— begin Materials provided —
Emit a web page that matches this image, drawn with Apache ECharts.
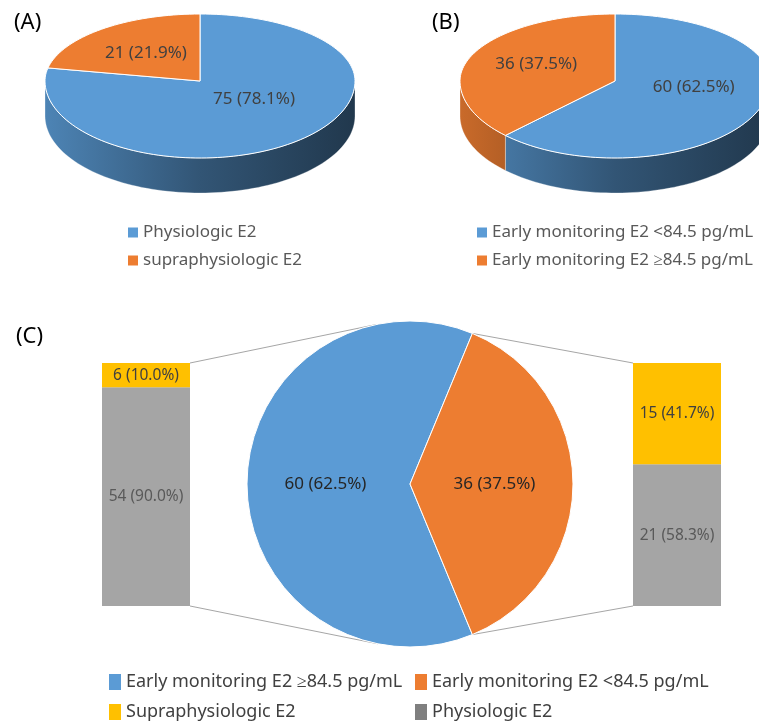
<!DOCTYPE html>
<html>
<head>
<meta charset="utf-8">
<script src="https://cdn.jsdelivr.net/npm/echarts/dist/echarts.min.js"></script>
<style>
  html, body { margin: 0; background: #fff; }
  #chart { width: 759px; height: 723px; }
</style>
</head>
<body>
<div id="chart"></div>
<script>
// (A) 3D pie
const namesA = ['Physiologic E2', 'supraphysiologic E2'];
const valuesA = [75, 21];
// (B) 3D pie
const namesB = ['Early monitoring E2 <84.5 pg/mL', 'Early monitoring E2 ≥84.5 pg/mL'];
const valuesB = [60, 36];
// (C) bar-of-pie
const namesC = ['Early monitoring E2 ≥84.5 pg/mL', 'Early monitoring E2 <84.5 pg/mL'];
const valuesC = [60, 36];
const barNames = ['Physiologic E2', 'Supraphysiologic E2'];
const barLeft = [54, 6];    // split of the 60
const barRight = [21, 15];  // split of the 36

const FONT = 'Noto Sans';
const BLUE = '#5B9BD5', ORANGE = '#ED7D31', YELLOW = '#FFC000', GRAY = '#A5A5A5', LEGEND_GRAY = '#7F7F7F';

const chart = echarts.init(document.getElementById('chart'));

// 3d pie geometry (top face drawn as two half ellipses for a bit of perspective)
const P3 = { a: 155, bBack: 67, bFront: 77, depth: 35 };

function shade(hex, k) {
    const n = parseInt(hex.slice(1), 16);
    const r = Math.round(((n >> 16) & 255) * k);
    const g = Math.round(((n >> 8) & 255) * k);
    const b = Math.round((n & 255) * k);
    return 'rgb(' + r + ',' + g + ',' + b + ')';
}

function rimPoint(cx, cy, deg) {
    const t = deg * Math.PI / 180;
    const s = Math.sin(t);
    return [cx + P3.a * Math.cos(t), cy - (s > 0 ? P3.bBack : P3.bFront) * s];
}

function arcPoints(cx, cy, from, to) {
    const pts = [];
    const n = Math.max(2, Math.ceil(Math.abs(to - from) / 2));
    for (let k = 0; k <= n; k++) pts.push(rimPoint(cx, cy, from + (to - from) * k / n));
    return pts;
}

// one custom series per slice, so the legend can find it by name
function pie3dSeries(names, values, colors, cx, cy) {
    const total = values.reduce((s, v) => s + v, 0);
    let acc = 0;
    return values.map((v, i) => {
        const t0 = 90 - acc / total * 360;
        acc += v;
        const t1 = 90 - acc / total * 360;
        const color = colors[i];
        return {
            type: 'custom',
            name: names[i],
            coordinateSystem: 'none',
            itemStyle: { color: color },
            data: [v],
            renderItem: function (params, api) {
                const val = api.value(0);
                const children = [];
                // side wall, only the front half is visible
                const lo = Math.max(t1, -180), hi = Math.min(t0, 0);
                if (lo < hi) {
                    const top = arcPoints(cx, cy, hi, lo);
                    const bottom = top.map(p => [p[0], p[1] + P3.depth]).reverse();
                    children.push({
                        type: 'polygon',
                        z2: 1,
                        shape: { points: top.concat(bottom) },
                        style: {
                            fill: {
                                type: 'linear', x: cx - P3.a, y: 0, x2: cx + P3.a, y2: 0, global: true,
                                colorStops: [
                                    { offset: 0, color: shade(color, 0.85) },
                                    { offset: 0.5, color: shade(color, 0.55) },
                                    { offset: 1, color: shade(color, 0.36) }
                                ]
                            },
                            stroke: 'rgba(255,255,255,0.5)',
                            lineWidth: 0.6
                        }
                    });
                }
                children.push({
                    type: 'polygon',
                    z2: 5,
                    shape: { points: [[cx, cy]].concat(arcPoints(cx, cy, t0, t1)) },
                    style: { fill: color, stroke: '#ffffff', lineWidth: 1 }
                });
                const mid = (t0 + t1) / 2 * Math.PI / 180;
                children.push({
                    type: 'text',
                    z2: 10,
                    x: cx + P3.a * 0.55 * Math.cos(mid),
                    y: cy - 5 - P3.bBack * 0.45 * Math.sin(mid),
                    style: {
                        text: val + ' (' + (val / total * 100).toFixed(1) + '%)',
                        fill: '#404040',
                        fontFamily: FONT,
                        fontSize: 17,
                        align: 'center',
                        verticalAlign: 'middle'
                    }
                });
                return { type: 'group', children: children };
            }
        };
    });
}

// (C) pie layout
const PC = { cx: 410, cy: 484, r: 163 };
const totalC = valuesC.reduce((s, v) => s + v, 0);
// orange slice centred on 3 o'clock
const startC = (valuesC[0] + valuesC[1] / 2) / totalC * 360;
const halfOrange = valuesC[1] / totalC * 180;

// bars of (C)
const BAR = { top: 363, height: 243, width: 88, leftX: 102, rightX: 633 };

function tangent(px, py, upper) {
    const dx = px - PC.cx, dy = py - PC.cy;
    const d = Math.hypot(dx, dy);
    const base = Math.atan2(dy, dx);
    const off = Math.acos(PC.r / d);
    const ang = upper ? base + off : base - off;
    return [PC.cx + PC.r * Math.cos(ang), PC.cy + PC.r * Math.sin(ang)];
}

const edgeRad = halfOrange * Math.PI / 180;
const orangeTop = [PC.cx + PC.r * Math.cos(edgeRad), PC.cy - PC.r * Math.sin(edgeRad)];
const orangeBot = [PC.cx + PC.r * Math.cos(edgeRad), PC.cy + PC.r * Math.sin(edgeRad)];
const lbTop = [BAR.leftX + BAR.width, BAR.top];
const lbBot = [BAR.leftX + BAR.width, BAR.top + BAR.height];
const rbTop = [BAR.rightX, BAR.top];
const rbBot = [BAR.rightX, BAR.top + BAR.height];
const tTop = tangent(lbTop[0], lbTop[1], true);
const tBot = tangent(lbBot[0], lbBot[1], false);

function connector(p, q) {
    return {
        type: 'line', z: 0,
        shape: { x1: p[0], y1: p[1], x2: q[0], y2: q[1] },
        style: { stroke: '#A6A6A6', lineWidth: 1 }
    };
}

function barLabel(total) {
    return function (p) {
        return p.value + ' (' + (p.value / total * 100).toFixed(1) + '%)';
    };
}

const leftTotal = barLeft.reduce((s, v) => s + v, 0);
const rightTotal = barRight.reduce((s, v) => s + v, 0);

const titleStyle = { fontFamily: FONT, fontSize: 22, fontWeight: 'normal', color: '#000' };
const legendBase = {
    orient: 'vertical', icon: 'rect', selectedMode: false, padding: 5
};

// legend (C): one small legend per entry, laid out as a 2x2 table
function legendC(name, color, left, top) {
    return {
        orient: 'horizontal', icon: 'rect', selectedMode: false, padding: 0,
        left: left, top: top, itemWidth: 12, itemHeight: 16,
        textStyle: { fontFamily: FONT, fontSize: 18, color: '#404040' },
        data: [{ name: name, itemStyle: { color: color } }]
    };
}

const option = {
    animation: false,
    backgroundColor: '#fff',
    title: [
        { text: '(A)', left: 9, top: 7, textStyle: titleStyle },
        { text: '(B)', left: 427, top: 7, textStyle: titleStyle },
        { text: '(C)', left: 11, top: 321, textStyle: titleStyle }
    ],
    legend: [
        Object.assign({}, legendBase, {
            left: 123, top: 219, itemWidth: 10, itemHeight: 10, itemGap: 11,
            textStyle: { fontFamily: FONT, fontSize: 17, color: '#595959' },
            data: [{ name: namesA[0], itemStyle: { color: BLUE } }, { name: namesA[1], itemStyle: { color: ORANGE } }]
        }),
        Object.assign({}, legendBase, {
            left: 472, top: 219, itemWidth: 10, itemHeight: 10, itemGap: 11,
            textStyle: { fontFamily: FONT, fontSize: 17, color: '#595959' },
            data: [{ name: namesB[0], itemStyle: { color: BLUE } }, { name: namesB[1], itemStyle: { color: ORANGE } }]
        }),
        legendC(namesC[0], BLUE, 109, 673),
        legendC(namesC[1], ORANGE, 415, 673),
        legendC(barNames[1], YELLOW, 109, 703),
        legendC(barNames[0], LEGEND_GRAY, 415, 703)
    ],
    graphic: [
        connector(lbTop, tTop),
        connector(lbBot, tBot),
        connector(orangeTop, rbTop),
        connector(orangeBot, rbBot)
    ],
    grid: [
        { left: BAR.leftX, top: BAR.top, width: BAR.width, height: BAR.height },
        { left: BAR.rightX, top: BAR.top, width: BAR.width, height: BAR.height }
    ],
    xAxis: [
        { gridIndex: 0, type: 'category', data: [namesC[0]], show: false },
        { gridIndex: 1, type: 'category', data: [namesC[1]], show: false }
    ],
    yAxis: [
        { gridIndex: 0, type: 'value', min: 0, max: leftTotal, show: false },
        { gridIndex: 1, type: 'value', min: 0, max: rightTotal, show: false }
    ],
    series: [].concat(
        pie3dSeries(namesA, valuesA, [BLUE, ORANGE], 200, 81),
        pie3dSeries(namesB, valuesB, [BLUE, ORANGE], 615, 81),
        [{
            type: 'pie',
            name: 'C',
            center: [PC.cx, PC.cy],
            radius: PC.r,
            startAngle: startC,
            clockwise: true,
            percentPrecision: 1,
            z: 3,
            itemStyle: { borderColor: '#fff', borderWidth: 1 },
            label: {
                show: true, position: 'inside', formatter: '{c} ({d}%)',
                color: '#262626', fontFamily: FONT, fontSize: 17
            },
            labelLine: { show: false },
            data: [
                { name: namesC[0], value: valuesC[0], itemStyle: { color: BLUE } },
                { name: namesC[1], value: valuesC[1], itemStyle: { color: ORANGE } }
            ]
        }],
        [
            { xi: 0, st: 'L', vals: barLeft, tot: leftTotal },
            { xi: 1, st: 'R', vals: barRight, tot: rightTotal }
        ].reduce((out, b) => out.concat(b.vals.map((v, j) => ({
            type: 'bar',
            name: barNames[j],
            xAxisIndex: b.xi,
            yAxisIndex: b.xi,
            stack: b.st,
            barWidth: '100%',
            data: [v],
            itemStyle: { color: j === 0 ? GRAY : YELLOW },
            label: {
                show: true, position: 'inside', formatter: barLabel(b.tot),
                color: j === 0 ? '#595959' : '#404040', fontFamily: FONT, fontSize: 15.5
            }
        }))), [])
    )
};

chart.setOption(option);
</script>
</body>
</html>
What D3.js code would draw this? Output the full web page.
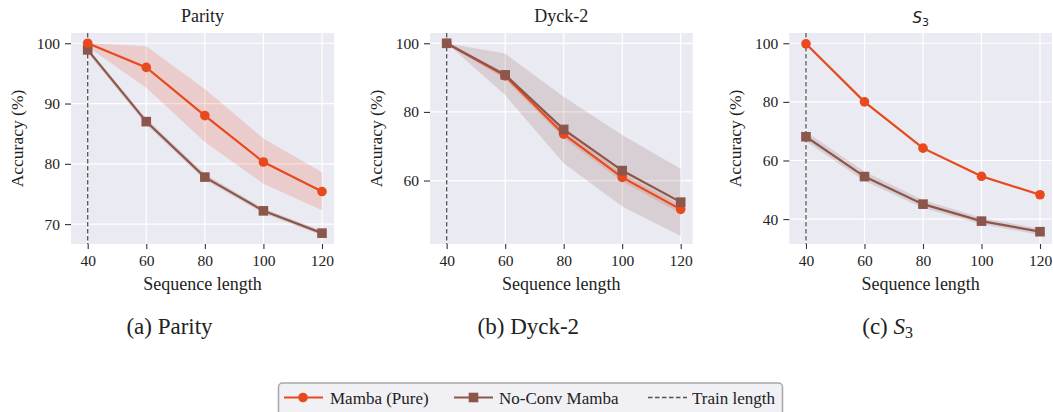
<!DOCTYPE html>
<html>
<head>
<meta charset="utf-8">
<script src="https://cdn.jsdelivr.net/npm/d3@7"></script>
<style>
  body { margin: 0; background: #fff; }
  svg text { font-family: "Liberation Serif", "Times New Roman", Times, "Nimbus Roman", "DejaVu Serif", serif; fill: #222; }
</style>
</head>
<body>
<svg id="chart" width="1053" height="412"></svg>
<script>
// sequence lengths shared by all panels
const seqLen = [40, 60, 80, 100, 120];
const trainLen = 40;

// Parity
const parityMamba   = [100, 96.0, 88.0, 80.3, 75.4];
const parityMambaLo = [99.4, 92.6, 83.6, 76.7, 72.3];
const parityMambaHi = [100, 99.5, 92.4, 84.2, 78.6];
const parityNoConv   = [98.9, 87.0, 77.8, 72.2, 68.5];
const parityNoConvLo = [98.4, 86.5, 77.3, 71.8, 68.1];
const parityNoConvHi = [99.3, 87.5, 78.3, 72.6, 68.9];
const parityTicks = [70, 80, 90, 100];

// Dyck-2
const dyckMamba   = [100, 90.5, 73.5, 60.9, 51.6];
const dyckMambaLo = [99.7, 89.5, 72.3, 59.7, 50.4];
const dyckMambaHi = [100, 91.5, 74.7, 62.1, 52.8];
const dyckNoConv   = [100, 90.8, 74.9, 62.9, 53.7];
const dyckNoConvLo = [100, 84.9, 65.0, 52.4, 43.8];
const dyckNoConvHi = [100, 97.0, 84.4, 73.3, 63.4];
const dyckTicks = [60, 80, 100];

// S3
const s3Mamba   = [99.8, 80.0, 64.2, 54.6, 48.3];
const s3MambaLo = [99.5, 79.6, 63.8, 54.2, 47.9];
const s3MambaHi = [100, 80.4, 64.6, 55.0, 48.7];
const s3NoConv   = [68.1, 54.5, 45.1, 39.3, 35.7];
const s3NoConvLo = [66.5, 53.0, 43.8, 38.2, 34.6];
const s3NoConvHi = [69.8, 56.2, 46.5, 40.5, 36.7];
const s3Ticks = [40, 60, 80, 100];

const orange = "#e8491d";
const brown = "#8c564b";
const serif = "'Liberation Serif', 'Times New Roman', Times, 'Nimbus Roman', 'DejaVu Serif', serif";

const svg = d3.select("#chart");

const panels = [
  { title: "Parity", caption: "(a) Parity", left: 71, right: 334, yDom: [66.7, 101.7], yTicks: parityTicks,
    mamba: [parityMamba, parityMambaLo, parityMambaHi], noconv: [parityNoConv, parityNoConvLo, parityNoConvHi] },
  { title: "Dyck-2", caption: "(b) Dyck-2", left: 430, right: 692.7, yDom: [41.5, 103], yTicks: dyckTicks,
    mamba: [dyckMamba, dyckMambaLo, dyckMambaHi], noconv: [dyckNoConv, dyckNoConvLo, dyckNoConvHi] },
  { title: "S3", caption: "(c) S3", left: 789.3, right: 1052, yDom: [31.5, 103.5], yTicks: s3Ticks,
    mamba: [s3Mamba, s3MambaLo, s3MambaHi], noconv: [s3NoConv, s3NoConvLo, s3NoConvHi] }
];

const plotTop = 33, plotBottom = 244;

panels.forEach((p, i) => {
  const x = d3.scaleLinear().domain([34.3, 124.1]).range([p.left, p.right]);
  const y = d3.scaleLinear().domain(p.yDom).range([plotBottom, plotTop]);
  const g = svg.append("g");

  g.append("rect")
    .attr("x", p.left).attr("y", plotTop)
    .attr("width", p.right - p.left).attr("height", plotBottom - plotTop)
    .attr("fill", "#eaeaf2");

  // grid
  g.selectAll(".vg").data(seqLen).join("line")
    .attr("x1", d => x(d)).attr("x2", d => x(d))
    .attr("y1", plotTop).attr("y2", plotBottom)
    .attr("stroke", "#fff").attr("stroke-width", 1.2);
  g.selectAll(".hg").data(p.yTicks).join("line")
    .attr("x1", p.left).attr("x2", p.right)
    .attr("y1", d => y(d)).attr("y2", d => y(d))
    .attr("stroke", "#fff").attr("stroke-width", 1.2);

  // axes
  const xAxis = g.append("g")
    .attr("transform", `translate(0,${plotBottom})`)
    .call(d3.axisBottom(x).tickValues(seqLen).tickSize(5).tickPadding(6));
  const yAxis = g.append("g")
    .attr("transform", `translate(${p.left},0)`)
    .call(d3.axisLeft(y).tickValues(p.yTicks).tickSize(6).tickPadding(5));
  [xAxis, yAxis].forEach(a => {
    a.attr("font-family", null);
    a.select(".domain").remove();
    a.selectAll(".tick line").attr("stroke", "#333").attr("stroke-width", 1.1);
    a.selectAll(".tick text").attr("font-size", 15.5).style("font-family", serif).attr("fill", "#222");
  });

  // title
  const cx = (p.left + p.right) / 2;
  if (p.title === "S3") {
    const t = g.append("text").attr("x", cx).attr("y", 23).attr("text-anchor", "middle")
      .attr("font-size", 15).style("font-family", "'DejaVu Sans', sans-serif");
    t.append("tspan").attr("font-style", "italic").text("S");
    t.append("tspan").attr("font-size", 11).attr("dy", 3).text("3");
  } else {
    g.append("text").attr("x", cx).attr("y", 22).attr("text-anchor", "middle")
      .attr("font-size", 18).text(p.title);
  }

  // axis labels
  g.append("text").attr("x", cx).attr("y", 290).attr("text-anchor", "middle")
    .attr("font-size", 18).text("Sequence length");
  g.append("text")
    .attr("transform", `translate(${p.left - 48},${(plotTop + plotBottom) / 2}) rotate(-90)`)
    .attr("text-anchor", "middle").attr("font-size", 17.5).text("Accuracy (%)");

  // caption
  const capX = cx - 33;
  if (p.title === "S3") {
    const c = g.append("text").attr("x", capX).attr("y", 334).attr("text-anchor", "middle").attr("font-size", 23);
    c.append("tspan").text("(c) ");
    c.append("tspan").attr("font-style", "italic").text("S");
    c.append("tspan").attr("font-size", 16).attr("dy", 4).text("3");
  } else {
    g.append("text").attr("x", capX).attr("y", 334).attr("text-anchor", "middle")
      .attr("font-size", 23).text(p.caption);
  }

  // train length line
  g.append("line")
    .attr("x1", x(trainLen)).attr("x2", x(trainLen))
    .attr("y1", plotTop).attr("y2", plotBottom)
    .attr("stroke", "#555").attr("stroke-width", 1.3).attr("stroke-dasharray", "4.5,2.5");

  const series = [
    { vals: p.mamba, color: orange, shape: "circle" },
    { vals: p.noconv, color: brown, shape: "square" }
  ];

  // bands first
  series.forEach(s => {
    const rows = seqLen.map((d, k) => ({ x: d, lo: s.vals[1][k], hi: s.vals[2][k] }));
    g.append("path").datum(rows)
      .attr("d", d3.area().x(d => x(d.x)).y0(d => y(d.lo)).y1(d => y(d.hi)))
      .attr("fill", s.color).attr("fill-opacity", 0.18);
  });

  // lines and markers (mamba drawn under no-conv in Dyck)
  const order = i === 1 ? series : series.slice().reverse();
  order.forEach(s => {
    const rows = seqLen.map((d, k) => ({ x: d, v: s.vals[0][k] }));
    g.append("path").datum(rows)
      .attr("d", d3.line().x(d => x(d.x)).y(d => y(d.v)))
      .attr("fill", "none").attr("stroke", s.color).attr("stroke-width", 2.2);
    if (s.shape === "circle") {
      g.selectAll(null).data(rows).join("circle")
        .attr("cx", d => x(d.x)).attr("cy", d => y(d.v)).attr("r", 4.8)
        .attr("fill", s.color);
    } else {
      g.selectAll(null).data(rows).join("rect")
        .attr("x", d => x(d.x) - 4.8).attr("y", d => y(d.v) - 4.8)
        .attr("width", 9.6).attr("height", 9.6)
        .attr("fill", s.color);
    }
  });
});

// legend
const lg = svg.append("g");
lg.append("rect").attr("x", 278.5).attr("y", 383).attr("width", 504).attr("height", 40)
  .attr("rx", 4).attr("fill", "#f0f0f5").attr("stroke", "#a8a8a8").attr("stroke-width", 1.5);
const ly = 397.5;
lg.append("line").attr("x1", 284).attr("x2", 323).attr("y1", ly).attr("y2", ly)
  .attr("stroke", orange).attr("stroke-width", 2.2);
lg.append("circle").attr("cx", 303).attr("cy", ly).attr("r", 4.8).attr("fill", orange);
lg.append("text").attr("x", 330).attr("y", ly + 6).attr("font-size", 17).text("Mamba (Pure)");
lg.append("line").attr("x1", 454).attr("x2", 493).attr("y1", ly).attr("y2", ly)
  .attr("stroke", brown).attr("stroke-width", 2.2);
lg.append("rect").attr("x", 473.5 - 4.8).attr("y", ly - 4.8).attr("width", 9.6).attr("height", 9.6).attr("fill", brown);
lg.append("text").attr("x", 499).attr("y", ly + 6).attr("font-size", 17).text("No-Conv Mamba");
lg.append("line").attr("x1", 648).attr("x2", 687).attr("y1", ly).attr("y2", ly)
  .attr("stroke", "#555").attr("stroke-width", 1.3).attr("stroke-dasharray", "4.5,2.5");
lg.append("text").attr("x", 692).attr("y", ly + 6).attr("font-size", 17).text("Train length");
</script>
</body>
</html>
— end Materials provided —
§ **Task statement**: Your task is to restate word for word the lines from the top of the data to the line containing "77, depth: 35", both ends included, with every picture left out.

§ **Exercise solution**:
Emit a web page that matches this image, drawn with Apache ECharts.
<!DOCTYPE html>
<html>
<head>
<meta charset="utf-8">
<script src="https://cdn.jsdelivr.net/npm/echarts/dist/echarts.min.js"></script>
<style>
  html, body { margin: 0; background: #fff; }
  #chart { width: 759px; height: 723px; }
</style>
</head>
<body>
<div id="chart"></div>
<script>
// (A) 3D pie
const namesA = ['Physiologic E2', 'supraphysiologic E2'];
const valuesA = [75, 21];
// (B) 3D pie
const namesB = ['Early monitoring E2 <84.5 pg/mL', 'Early monitoring E2 ≥84.5 pg/mL'];
const valuesB = [60, 36];
// (C) bar-of-pie
const namesC = ['Early monitoring E2 ≥84.5 pg/mL', 'Early monitoring E2 <84.5 pg/mL'];
const valuesC = [60, 36];
const barNames = ['Physiologic E2', 'Supraphysiologic E2'];
const barLeft = [54, 6];    // split of the 60
const barRight = [21, 15];  // split of the 36

const FONT = 'Noto Sans';
const BLUE = '#5B9BD5', ORANGE = '#ED7D31', YELLOW = '#FFC000', GRAY = '#A5A5A5', LEGEND_GRAY = '#7F7F7F';

const chart = echarts.init(document.getElementById('chart'));

// 3d pie geometry (top face drawn as two half ellipses for a bit of perspective)
const P3 = { a: 155, bBack: 67, bFront: 77, depth: 35 };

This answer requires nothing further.